The major indices were flat today, but the S&P 500 is down over 7 percent this week, the worst week since November.
No one is getting burned by fading rallies. That's why we can't rally. Because fading rallies is what is working. Traders are making money by fading rallies.
As long as you know financials will fall, it's easier to stay short than long. "I mean, JP Morgan falls 5 to 10 percent every day...it's like shooting fish in a barrel," one trader said.
Traders believe a rally is coming, but few are positioned to take advantage of it.
Why? Because no one can afford to be wrong..."no one can afford another 10% down month," as one analyst said.
What would a rally look like? We already had one! From the November 20th bottom to the close on December 31, we went from roughly 750 in the S&P 500 to 900...a 20 percent rally.
And it all faded. So now we are due for another rally...under this scenario, we are primed to go from, say, 670 to 800...another 20 percent rally.

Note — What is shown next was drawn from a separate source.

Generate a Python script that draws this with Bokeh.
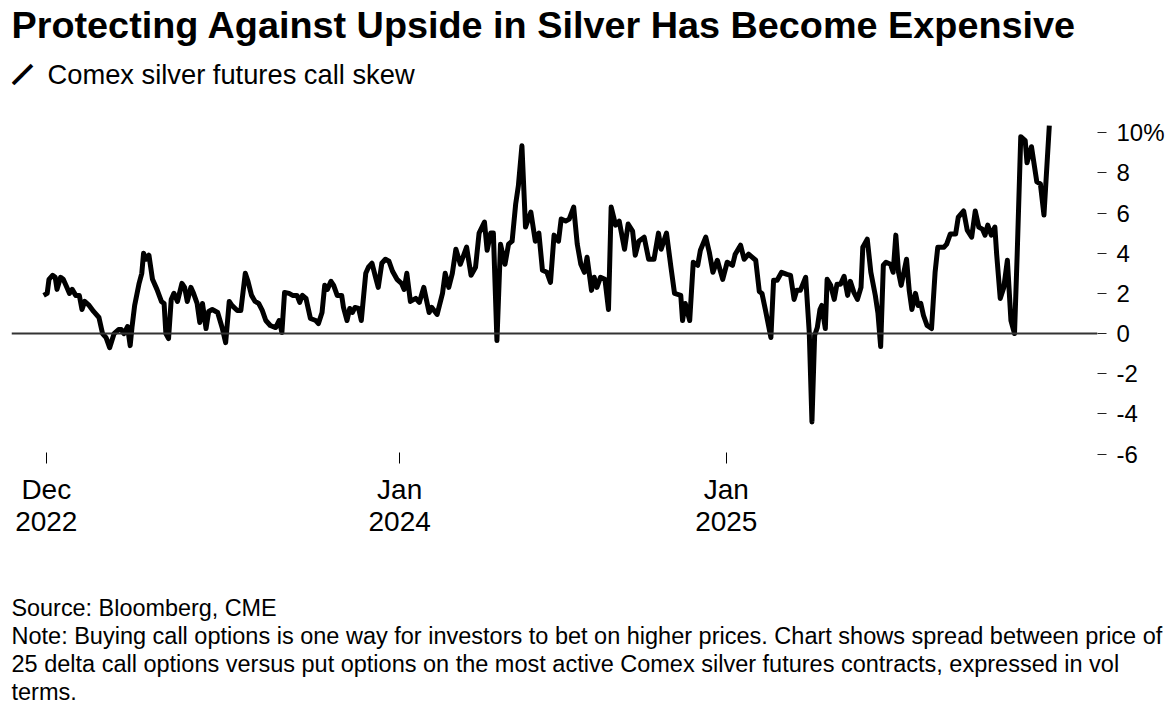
import pandas as pd
from bokeh.plotting import figure
from bokeh.models import Range1d, FixedTicker, Span, Title, Label, ColumnDataSource
from bokeh.embed import file_html
from bokeh.resources import INLINE

FONT = "Liberation Sans"

title_text = "Protecting Against Upside in Silver Has Become Expensive"
subtitle_text = "Comex silver futures call skew"
source_text = "Source: Bloomberg, CME"
note_lines = [
    "Note: Buying call options is one way for investors to bet on higher prices. Chart shows spread between price of",
    "25 delta call options versus put options on the most active Comex silver futures contracts, expressed in vol",
    "terms.",
]

dates = [
    "2022-11-28", "2022-12-02", "2022-12-04", "2022-12-08", "2022-12-11", "2022-12-13", "2022-12-17", "2022-12-20", "2022-12-23", "2022-12-27", "2022-12-30",
    "2023-01-03", "2023-01-07", "2023-01-10", "2023-01-13", "2023-01-18", "2023-01-23", "2023-01-29",
    "2023-02-02", "2023-02-06", "2023-02-10", "2023-02-15", "2023-02-20", "2023-02-23", "2023-02-26",
    "2023-03-02", "2023-03-05", "2023-03-07", "2023-03-10", "2023-03-15", "2023-03-18", "2023-03-20", "2023-03-23", "2023-03-26", "2023-03-30",
    "2023-04-04", "2023-04-09", "2023-04-12", "2023-04-14", "2023-04-17", "2023-04-20", "2023-04-23", "2023-04-27",
    "2023-05-02", "2023-05-05", "2023-05-08", "2023-05-12", "2023-05-15", "2023-05-19", "2023-05-22", "2023-05-25", "2023-05-29",
    "2023-06-01", "2023-06-05", "2023-06-11", "2023-06-12", "2023-06-16", "2023-06-20", "2023-06-24", "2023-06-27",
    "2023-07-03", "2023-07-07", "2023-07-12", "2023-07-15", "2023-07-19", "2023-07-23", "2023-07-27", "2023-07-31",
    "2023-08-04", "2023-08-09", "2023-08-15", "2023-08-19", "2023-08-22", "2023-08-25", "2023-08-30",
    "2023-09-03", "2023-09-08", "2023-09-11", "2023-09-14", "2023-09-18", "2023-09-23", "2023-09-29",
    "2023-10-02", "2023-10-06", "2023-10-09", "2023-10-12", "2023-10-16", "2023-10-19", "2023-10-23", "2023-10-28", "2023-10-30",
    "2023-11-03", "2023-11-06", "2023-11-09", "2023-11-12", "2023-11-16", "2023-11-19", "2023-11-24", "2023-11-27",
    "2023-12-01", "2023-12-05", "2023-12-08", "2023-12-12", "2023-12-16", "2023-12-20", "2023-12-24", "2023-12-29",
    "2024-01-03", "2024-01-06", "2024-01-09", "2024-01-13", "2024-01-19", "2024-01-23", "2024-01-28",
    "2024-02-03", "2024-02-06", "2024-02-12", "2024-02-18", "2024-02-21", "2024-02-25", "2024-02-29",
    "2024-03-04", "2024-03-09", "2024-03-16", "2024-03-21", "2024-03-26", "2024-03-30",
    "2024-04-05", "2024-04-08", "2024-04-12", "2024-04-15", "2024-04-19", "2024-04-23", "2024-04-28",
    "2024-05-02", "2024-05-06", "2024-05-10", "2024-05-13", "2024-05-17", "2024-05-21", "2024-05-27",
    "2024-06-01", "2024-06-05", "2024-06-09", "2024-06-14", "2024-06-18", "2024-06-22", "2024-06-27", "2024-06-30",
    "2024-07-05", "2024-07-09", "2024-07-14", "2024-07-18", "2024-07-22", "2024-07-26", "2024-07-29",
    "2024-08-03", "2024-08-06", "2024-08-09", "2024-08-13", "2024-08-18", "2024-08-22", "2024-08-25", "2024-08-30",
    "2024-09-03", "2024-09-09", "2024-09-13", "2024-09-18", "2024-09-21", "2024-09-25",
    "2024-10-01", "2024-10-06", "2024-10-12", "2024-10-17", "2024-10-20", "2024-10-26", "2024-10-31",
    "2024-11-04", "2024-11-11", "2024-11-13", "2024-11-16", "2024-11-21", "2024-11-25", "2024-11-30",
    "2024-12-03", "2024-12-09", "2024-12-13", "2024-12-17", "2024-12-22", "2024-12-28",
    "2025-01-02", "2025-01-08", "2025-01-11", "2025-01-17", "2025-01-21", "2025-01-26",
    "2025-02-03", "2025-02-07", "2025-02-10", "2025-02-14", "2025-02-20", "2025-02-23", "2025-02-27",
    "2025-03-04", "2025-03-10", "2025-03-14", "2025-03-18", "2025-03-21", "2025-03-25", "2025-03-31",
    "2025-04-04", "2025-04-07", "2025-04-10", "2025-04-13", "2025-04-16", "2025-04-18", "2025-04-22", "2025-04-24", "2025-04-28",
    "2025-05-02", "2025-05-05", "2025-05-09", "2025-05-13", "2025-05-17", "2025-05-20", "2025-05-24", "2025-05-28",
    "2025-06-01", "2025-06-03", "2025-06-08", "2025-06-12", "2025-06-17", "2025-06-20", "2025-06-23", "2025-06-26", "2025-06-29",
    "2025-07-04", "2025-07-07", "2025-07-10", "2025-07-13", "2025-07-16", "2025-07-19", "2025-07-22", "2025-07-25", "2025-07-28",
    "2025-08-01", "2025-08-04", "2025-08-07", "2025-08-10", "2025-08-14", "2025-08-19", "2025-08-23", "2025-08-26",
    "2025-09-02", "2025-09-05", "2025-09-09", "2025-09-15", "2025-09-18", "2025-09-24", "2025-09-28",
    "2025-10-03", "2025-10-07", "2025-10-11", "2025-10-15", "2025-10-18", "2025-10-21", "2025-10-25", "2025-10-29", "2025-10-31",
    "2025-11-04", "2025-11-08", "2025-11-12", "2025-11-16", "2025-11-20", "2025-11-23", "2025-11-27",
    "2025-12-02", "2025-12-04", "2025-12-09", "2025-12-15", "2025-12-19", "2025-12-23", "2025-12-29",
]

call_skew = [
    1.9, 2.0, 2.7, 2.9, 2.8, 2.2, 2.8, 2.7, 2.4, 2.0, 2.2,
    1.9, 1.9, 1.2, 1.6, 1.4, 1.1, 0.8,
    0.0, -0.2, -0.7, 0.0, 0.2, 0.2, 0.0,
    0.35, -0.6, 0.3, 1.4, 2.5, 3.0, 4.0, 3.7, 3.9, 2.7,
    2.2, 1.6, 1.5, 0.0, -0.25, 1.7, 2.0, 1.6,
    2.5, 2.3, 1.6, 2.3, 2.0, 1.5, 0.55, 1.5, 0.25,
    1.1, 1.2, 1.05, 0.9, 0.3, -0.45, 1.6, 1.4,
    1.15, 1.15, 3.0, 2.6, 1.9, 1.6, 1.5, 1.15,
    0.65, 0.4, 0.3, 0.65, 0.05, 2.05, 2.0,
    1.9, 1.9, 1.55, 1.9, 1.75, 0.75, 0.65,
    0.5, 1.05, 2.4, 2.2, 2.6, 2.4, 1.9, 1.9, 1.3,
    0.65, 1.25, 1.05, 1.3, 1.25, 0.65, 3.0, 3.3,
    3.5, 2.8, 2.3, 3.5, 3.7, 3.6, 3.1, 2.7,
    2.5, 2.2, 3.0, 1.6, 1.75, 1.55, 2.3,
    1.05, 1.3, 0.95, 2.0, 3.0, 2.3, 3.0,
    4.2, 3.45, 4.3, 2.9, 3.3, 5.0,
    5.55, 4.15, 5.0, 5.0, -0.35, 4.45, 3.45,
    4.45, 4.6, 6.45, 7.35, 9.35, 5.3, 6.05,
    4.6, 5.0, 3.15, 3.05, 2.55, 4.9, 4.6, 5.7,
    5.6, 5.7, 6.3, 4.45, 3.45, 3.05, 3.8,
    2.15, 2.8, 2.3, 2.8, 2.7, 1.2, 6.3, 5.4,
    5.6, 4.2, 5.45, 5.1, 3.9, 4.6,
    4.8, 3.7, 3.7, 5.0, 4.2, 5.0, 3.3,
    2.0, 1.9, 0.65, 1.5, 0.65, 3.55, 3.4,
    4.15, 4.8, 4.05, 3.05, 3.65, 2.7,
    3.55, 3.4, 3.95, 4.4, 3.7, 3.95,
    3.65, 2.1, 2.0, 1.15, -0.2, 2.65, 2.65,
    3.05, 2.95, 2.9, 1.7, 2.15, 2.15, 2.8,
    0.05, -4.4, -0.1, 0.3, 1.2, 1.4, 0.25, 2.7, 2.4,
    1.7, 2.45, 2.45, 2.85, 1.9, 2.6, 2.05, 1.7,
    2.3, 4.3, 4.7, 3.05, 1.9, 1.0, -0.65, 3.4, 3.55,
    3.45, 3.05, 4.9, 3.05, 2.4, 3.05, 3.7, 2.15, 1.2,
    2.0, 1.4, 1.5, 0.9, 0.4, 0.25, 3.05, 4.3,
    4.3, 4.45, 4.95, 4.95, 5.8, 6.1, 5.15,
    4.8, 6.1, 5.3, 5.2, 4.9, 5.4, 4.9, 5.3, 3.95,
    1.75, 2.3, 3.65, 0.65, 0.0, 3.95, 9.8,
    9.6, 8.5, 9.3, 7.55, 7.45, 5.9, 10.35,
]

y_ticks = [-6, -4, -2, 0, 2, 4, 6, 8, 10]
y_tick_labels = ["-6", "-4", "-2", "0", "2", "4", "6", "8", "10%"]
x_tick_dates = ["2022-12-01", "2024-01-01", "2025-01-01"]
x_tick_labels = ["Dec\n2022", "Jan\n2024", "Jan\n2025"]

assert len(dates) == len(call_skew)

src = ColumnDataSource(dict(date=pd.to_datetime(dates), skew=call_skew))

x_start = pd.Timestamp("2022-10-23")
x_end = pd.Timestamp("2026-02-21")
y_bottom, y_top = -6.12, 16.58

p = figure(
    title=None,
    frame_width=1086, frame_height=456,
    x_axis_type="datetime", y_axis_location="right",
    x_range=Range1d(x_start, x_end),
    y_range=Range1d(y_bottom, y_top),
    output_backend="svg", toolbar_location=None,
    min_border_left=11, min_border_right=0, min_border_top=0, min_border_bottom=0,
    background_fill_color="white", border_fill_color="white",
)
p.outline_line_color = None
p.xgrid.visible = False
p.ygrid.visible = False

p.add_layout(Span(location=0, dimension="width", line_color="#333333", line_width=2))
p.line("date", "skew", source=src, line_color="black", line_width=5, line_join="round")

x_ms = [int(pd.Timestamp(d).value // 10**6) for d in x_tick_dates]
xa = p.xaxis[0]
xa.ticker = FixedTicker(ticks=x_ms)
xa.major_label_overrides = dict(zip(x_ms, x_tick_labels))
xa.axis_line_color = None
xa.minor_tick_line_color = None
xa.major_tick_line_color = "black"
xa.major_tick_in = 4
xa.major_tick_out = 7
xa.major_label_standoff = 10
xa.major_label_text_font = FONT
xa.major_label_text_font_size = "28px"
xa.major_label_text_color = "black"
xa.major_label_text_line_height = 1.055

ya = p.yaxis[0]
ya.ticker = FixedTicker(ticks=y_ticks)
ya.major_label_overrides = dict(zip(y_ticks, y_tick_labels))
ya.axis_line_color = None
ya.minor_tick_line_color = None
ya.major_tick_line_color = "#222222"
ya.major_tick_in = 0
ya.major_tick_out = 9
ya.major_label_standoff = 10
ya.major_label_text_font = FONT
ya.major_label_text_font_size = "24px"
ya.major_label_text_color = "black"

# headline and subtitle, placed in the empty band at the top of the frame
p.add_layout(Label(x=x_start, y=15.38, text=title_text, text_font=FONT,
                   text_font_size="37.8px", text_font_style="bold", text_color="black",
                   text_align="left", text_baseline="middle"))
p.add_layout(Label(x=x_start, y=12.89, x_offset=36, text=subtitle_text, text_font=FONT,
                   text_font_size="27.3px", text_color="black",
                   text_align="left", text_baseline="middle"))
# legend mark (a short slanted stroke) in front of the subtitle
p.add_layout(Label(x=x_start, y=12.89, x_offset=11, text="━━",
                   angle=45, angle_units="deg", text_align="center",
                   text_baseline="middle", text_font="DejaVu Sans Mono",
                   text_font_size="22px", text_color="black"))


def make_title(text, size, style="normal"):
    return Title(text=text, text_font=FONT, text_font_size=f"{size}px",
                 text_font_style=style, text_color="black", align="left",
                 vertical_align="middle", standoff=0, offset=0)


# below panels stack outward from the axis
p.add_layout(make_title(" ", 45), "below")
p.add_layout(make_title(source_text, 23.4), "below")
for line in note_lines:
    p.add_layout(make_title(line, 23.5), "below")

open("out.html", "w").write(file_html(p, INLINE))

Problem is, after seeing what happened during the November-December rally, it's not clear if that rally will be the bottom. Certainly a lot of traders don't believe it will stick.
As for this week...isn't the selling exhausted? Well...look at the stats. TrimTabs estimates there was $30 BILLION in mutual fund withdrawals for the week ending the Wednesday. Retail investors are clearly still selling. Institutional funds (pension funds) are probably standing pat for the moment.